*Dataset excerpt*.

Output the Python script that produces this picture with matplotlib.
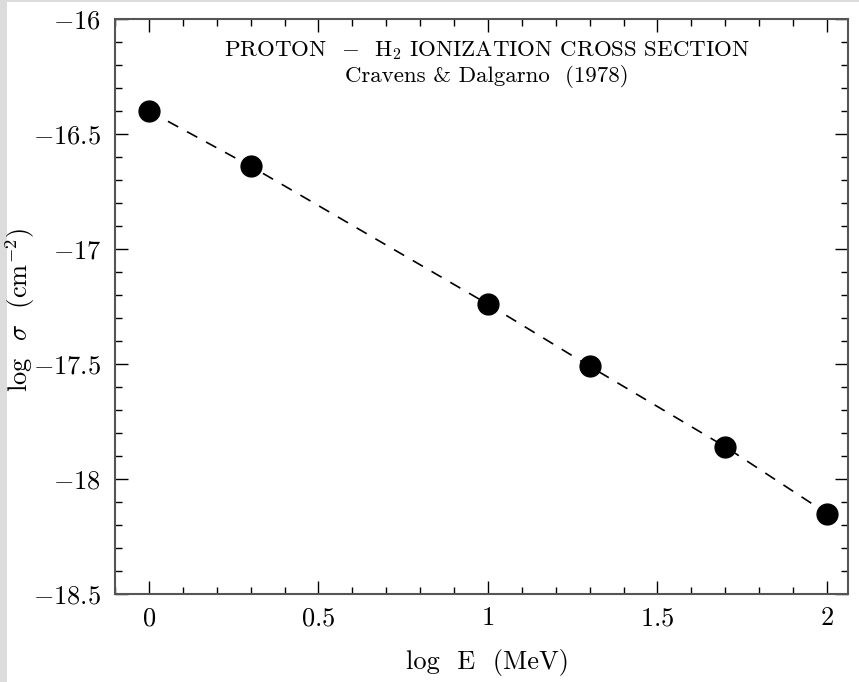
import matplotlib
matplotlib.use("Agg")
import matplotlib.pyplot as plt
from matplotlib.ticker import MultipleLocator, FuncFormatter
from matplotlib.patches import Rectangle

# Proton - H2 ionization cross section (Cravens & Dalgarno 1978)
log_e = [0.0, 0.3, 1.0, 1.3, 1.7, 2.0]
log_sigma = [-16.40, -16.64, -17.24, -17.51, -17.86, -18.15]

x_ticks = [0, 0.5, 1, 1.5, 2]
y_ticks = [-18.5, -18, -17.5, -17, -16.5, -16]

plt.rcParams['mathtext.fontset'] = 'cm'
plt.rcParams['font.family'] = ['cmr10', 'DejaVu Serif']

fig = plt.figure(figsize=(8.59, 6.82), dpi=100)
fig.patch.set_facecolor('#dcdcdc')
# white page with a thin grey margin on the left and top
fig.patches.append(Rectangle((7 / 859, 0), 1, 680 / 682, transform=fig.transFigure,
                             facecolor='white', edgecolor='none', zorder=-5))

ax = fig.add_axes([115 / 859, 1 - 594 / 682, 733 / 859, 575 / 682])
ax.set_facecolor('white')

line, = ax.plot(log_e, log_sigma, color='black', lw=1.2, ls='--')
line.set_dashes((7, 6))
ax.plot(log_e, log_sigma, 'o', color='black', ms=15, ls='none')

ax.set_xlim(-0.1, 2.062)
ax.set_ylim(-18.5, -16)

ax.xaxis.set_minor_locator(MultipleLocator(0.1))
ax.yaxis.set_minor_locator(MultipleLocator(0.1))
ax.set_xticks(x_ticks)
ax.set_yticks(y_ticks)


def fmt(v, pos):
    s = f'{abs(v):g}'
    if v < 0:
        return r'$-' + s + '$'
    return r'$' + s + '$'


ax.xaxis.set_major_formatter(FuncFormatter(fmt))
ax.yaxis.set_major_formatter(FuncFormatter(fmt))

ax.tick_params(which='both', direction='in', top=True, right=True, color='black', width=1)
ax.tick_params(which='major', length=9.5, labelsize=19, pad=9)
ax.tick_params(which='minor', length=4.8)
ax.tick_params(axis='y', which='major', pad=10)

for sp in ax.spines.values():
    sp.set_color('#555555')
    sp.set_linewidth(1.5)

ax.text(0.5075, 0.935, r'PROTON  $-$  H$_2$ IONIZATION CROSS SECTION',
        transform=ax.transAxes, ha='center', va='baseline', fontsize=16.5)
ax.text(0.5075, 0.891, 'Cravens & Dalgarno  (1978)',
        transform=ax.transAxes, ha='center', va='baseline', fontsize=16.5)

fig.text(487 / 859, 1 - 663 / 682, 'log  E  (MeV)',
         ha='center', va='center', fontsize=19)
fig.text(20 / 859, 1 - 310 / 682, r'log  $\sigma$  (cm$^{-2}$)',
         ha='center', va='center', rotation=90, fontsize=19)

fig.savefig('out.png', dpi=100)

*Work to be completed*.
Omit any images, then output the listing exactly.

*Solution to this task*.
Output the Python script that produces this picture with matplotlib.
import matplotlib
matplotlib.use("Agg")
import matplotlib.pyplot as plt
from matplotlib.ticker import MultipleLocator, FuncFormatter
from matplotlib.patches import Rectangle

# Proton - H2 ionization cross section (Cravens & Dalgarno 1978)
log_e = [0.0, 0.3, 1.0, 1.3, 1.7, 2.0]
log_sigma = [-16.40, -16.64, -17.24, -17.51, -17.86, -18.15]

x_ticks = [0, 0.5, 1, 1.5, 2]
y_ticks = [-18.5, -18, -17.5, -17, -16.5, -16]

plt.rcParams['mathtext.fontset'] = 'cm'
plt.rcParams['font.family'] = ['cmr10', 'DejaVu Serif']

fig = plt.figure(figsize=(8.59, 6.82), dpi=100)
fig.patch.set_facecolor('#dcdcdc')
# white page with a thin grey margin on the left and top
fig.patches.append(Rectangle((7 / 859, 0), 1, 680 / 682, transform=fig.transFigure,
                             facecolor='white', edgecolor='none', zorder=-5))

ax = fig.add_axes([115 / 859, 1 - 594 / 682, 733 / 859, 575 / 682])
ax.set_facecolor('white')

line, = ax.plot(log_e, log_sigma, color='black', lw=1.2, ls='--')
line.set_dashes((7, 6))
ax.plot(log_e, log_sigma, 'o', color='black', ms=15, ls='none')

ax.set_xlim(-0.1, 2.062)
ax.set_ylim(-18.5, -16)

ax.xaxis.set_minor_locator(MultipleLocator(0.1))
ax.yaxis.set_minor_locator(MultipleLocator(0.1))
ax.set_xticks(x_ticks)
ax.set_yticks(y_ticks)


def fmt(v, pos):
    s = f'{abs(v):g}'
    if v < 0:
        return r'$-' + s + '$'
    return r'$' + s + '$'


ax.xaxis.set_major_formatter(FuncFormatter(fmt))
ax.yaxis.set_major_formatter(FuncFormatter(fmt))

ax.tick_params(which='both', direction='in', top=True, right=True, color='black', width=1)
ax.tick_params(which='major', length=9.5, labelsize=19, pad=9)
ax.tick_params(which='minor', length=4.8)
ax.tick_params(axis='y', which='major', pad=10)

for sp in ax.spines.values():
    sp.set_color('#555555')
    sp.set_linewidth(1.5)

ax.text(0.5075, 0.935, r'PROTON  $-$  H$_2$ IONIZATION CROSS SECTION',
        transform=ax.transAxes, ha='center', va='baseline', fontsize=16.5)
ax.text(0.5075, 0.891, 'Cravens & Dalgarno  (1978)',
        transform=ax.transAxes, ha='center', va='baseline', fontsize=16.5)

fig.text(487 / 859, 1 - 663 / 682, 'log  E  (MeV)',
         ha='center', va='center', fontsize=19)
fig.text(20 / 859, 1 - 310 / 682, r'log  $\sigma$  (cm$^{-2}$)',
         ha='center', va='center', rotation=90, fontsize=19)

fig.savefig('out.png', dpi=100)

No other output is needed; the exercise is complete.